Sunday, October 29, 2023

Monetizing AI: "Picks and Shovels" or "Personalization"

“Monetization” of investments in artificial intelligence already are a top issue for CxOs who have to authorize the spending. 


So far, the early winners are suppliers of “picks and shovels” such as Nvidia, which supply infrastructure necessary to use AI. 


The tougher issue comes in areas where “personalization” based on “behavioral and data mining” come into play as the value drivers. And that is the likely monetization case for most firms and most people. 


Better “personalization” is likely the key upside for most applications, services and products. Consider the old adage about wasted advertising: “We know half our advertising is wasted; we just don’t know which half.”


As has been the case for data mining so far, so too will AI provide value in terms of surfacing customer behavior and demand in a more precise way. 


All of that assumes data privacy rules do not prevent this, of course, allowing a “social graph” to become something more like a “hyper-personalized” human context. Or call it an:

  • Intelligent social graph

  • AI-powered social graph

  • Semantic social graph

  • Contextual social graph

  • Cognitive social graph

  • Behavioral social graph

  • Predictive social graph


The point is that AI extends the capabilities of existing social graphs as they are relevant for advertising, retailing, marketing and other existing operations supporting existing monetization models. 


A retailer could use AI to develop a personalized recommendation engine that suggests products to customers based on their social media interactions, purchase history, and the purchase history of their friends and connections. 


An advertiser could use AI to target ads to customers based on their social graphs and interests. For example, if a customer has recently liked a post about a new restaurant on social media, the advertiser could serve them an ad for that restaurant.


A social media platform could use AI to recommend new people to follow based on a user's interests and social connections.


A job search platform could use AI to match candidates with jobs based on their skills, experience, and social connections. For example, if a candidate has the skills and experience required for a job and their friends are connected to people who work at the company that is hiring for the job, the platform could recommend the job to the candidate.


For any marketing-related or ad-related expenditure on the part of a seller, or the fulfillment operations of a platform, the value will come in the form of an outbound marketing and selling value that has higher conversion rates, even if the services and products bought by the advertiser or marketer cost more. 


More-personalized capabilities will benefit retailers for similar reasons. Knowing the size and shape of any potential customer’s foot, their preferred indoor and outdoor activities, travel preferences and interests, where a person has traveled recently or regularly will allow retailers to more effectively sell footwear, socks and related gear, for example. 

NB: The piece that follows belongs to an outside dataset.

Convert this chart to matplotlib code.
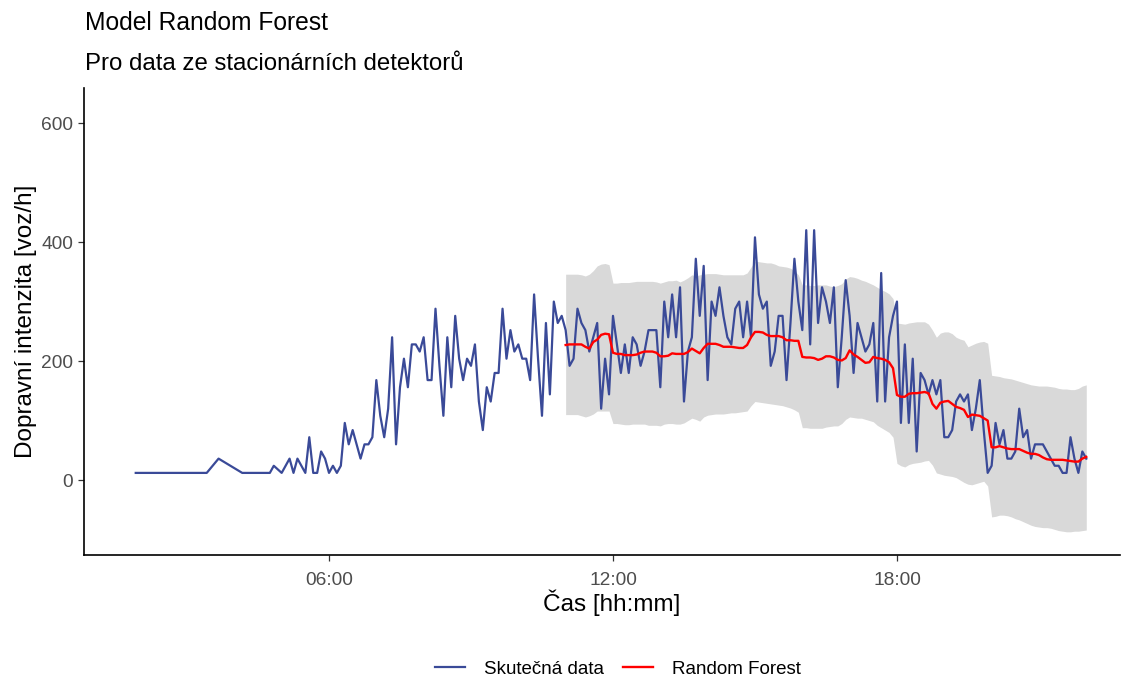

For most CxOs, firms and people. AI will be something like a new adjective modifying an existing noun. New features and capabilities will be used to support existing processes. 


Eventually, some entirely novel use cases could develop, with new business models. It’s just hard to predict what they will be. 


For nearly-all practical purposes, firms will take advantage of their “picks and shovels” value or will apply AI to personalize existing operations in ways that support the existing business model. 


But in all these cases, firms will sell more of something they already supply. In a fewer number of cases the monetization will be quite direct (picks, shovels) but in most cases the benefit will be indirect (better personalization leads to higher sales volume or conversion rates).